3.1 trillion per year GDP, let's make it 5% just to make it easy
150 billion per year, x 2+ years, it's well over 200bn.
Bloomberg also agrees
https://www.bloomberg.com/news/articles/2023-01-31/brexit-is-costing-the-uk-100-billion-a-year-in-lost-output
So, you going to accept this fact then? or is it going to be fingers in ears?
What is this supposed to prove?
I'm saying, they have 2 of the largest companies in the world you've pointed to a company with 34 employees and 2 farms (1 in construction) In farm in Germany has 422 employees (source linkedin for both) so it's 10 times as big a company as the one you linked.
Haha, yeah I can tell, you won't accept reality, you can't accept you've made a huge mistake, you can't handle the truth!
Like I said, you're all remarkably gullible, I mean similar.
Lol, the OBR said 4% of GDP per CAPITA OVER 15 YEARS
LOL, YOU HAVE ABSOLUTELY NO FUCKING CLUE WHAT YOURE TALKING ABOUT 😂😂😂😂
Mate, firstly.
Calm down.
Secondly, you're wrong, it is GDP not GDP per capita and it is at least 200bn.
These are facts, accept the facts.
LOL
Fuck off and learn something before you give it large pal.
Productivity, as in GDP per capita. Not GDP.
https://obr.uk/forecasts-in-depth/the-economy-forecast/brexit-analysis/#assumptions
No it's GDP, you are simply wrong, confidently wrong I will grant you, but wrong.
Tell me genius, what's the measure for long term productivity growth the OBR uses here?
https://obr.uk/box/productivity-growth-long-term/
Oh right, look at that, it's GDP.
I mean, are you saying Bloomberg is also wrong?
Again, resorting to insults just shows up your immaturity and the fact that you've lost this debate.
You don't understand your own link, 🤡
Fucking hell,
GDP is one thing
GDP per capita is a measure of productivity and living standards
Once you've worked that out, tell me what the loss of productivity that the OBR is forecasting is down to.
Hint, it's comparative advantage. When you've learned what that is, let me know.
Yeah I know what the difference is, I've just shown you that the OBR is referring to GDP when they walk about 'long term productivity growth' and nothing you have posted there contradicts that.
Seems to be a pattern here, you say something incorrect, I point it out, and you throw insults.
Lol, no they're not. Productivity is not GDP...
And the 4% is over 15 years and is a result of loss of comparative advantage.
If you have to compound an effect over 15 years to get 4%, the effect is fuck all.
So why do Bloomberg put it at 100bn based on that 4% figure?

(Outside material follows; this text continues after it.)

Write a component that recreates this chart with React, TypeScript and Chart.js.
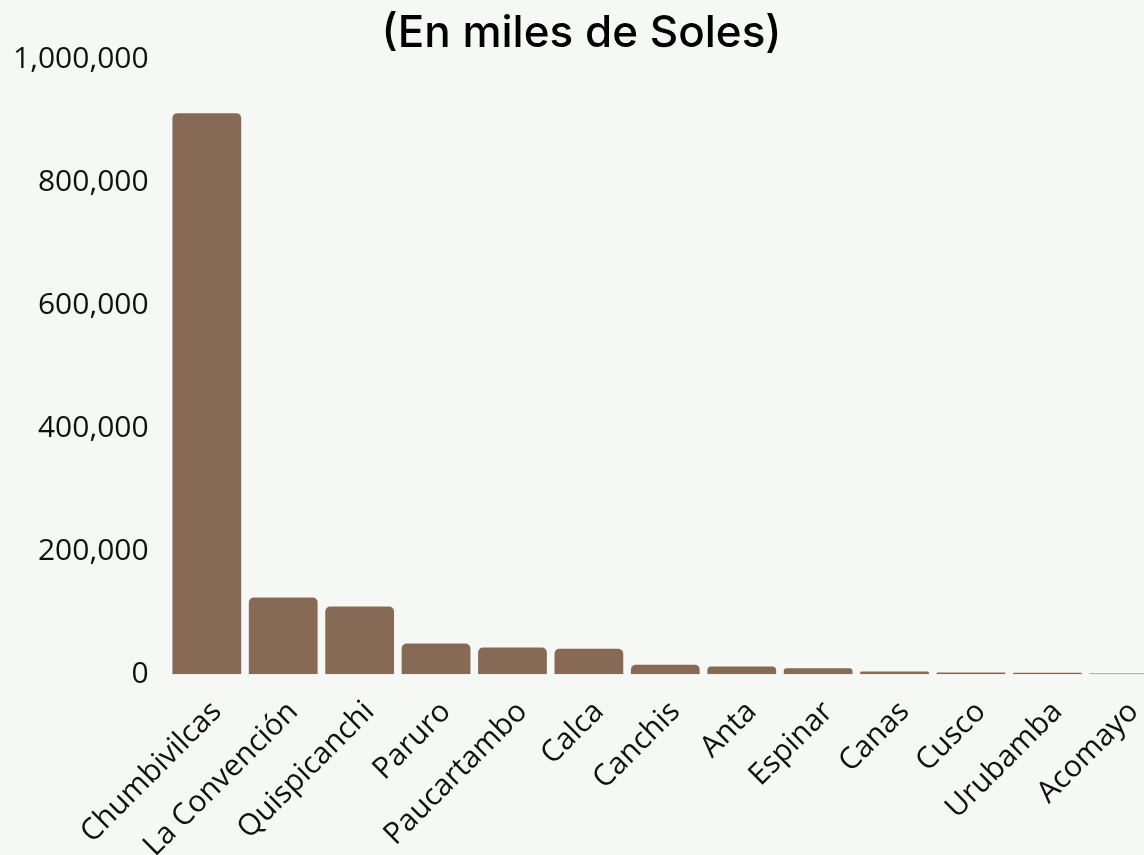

Yeah, sounds unlikely doesn't it?
Let me ask you, what do you think it's cost the UK per year in billion pounds?
But that's what the forecast says. 4% of productivity lost over the long term of 15 years due to loss of comparative advantage
https://obr.uk/forecasts-in-depth/the-economy-forecast/brexit-analysis
But the forecast is for the cost, no benefit is included.
The loss of comparative advantage is replaced, I'd argue, with competitive advantage which has a much stronger effect. The UK is no longer bound by the anti science regulations on genetic engineering and the new overly restrictive proposed regulations on AI
GDP per capita is a ratio of GDP / population, so if you do more with fewer people, by using automation, robots and AI, your GDP per capita will grow...
The 4% figure over 15 years is a difference of 0.29% to 0.27% productivity growth. Government policy has at least that 0.02% effect
I predict a Starmer govt will be able to introduce policy that will offset the productivity loss just by investing in renewable energy, let alone any research universities' innovations.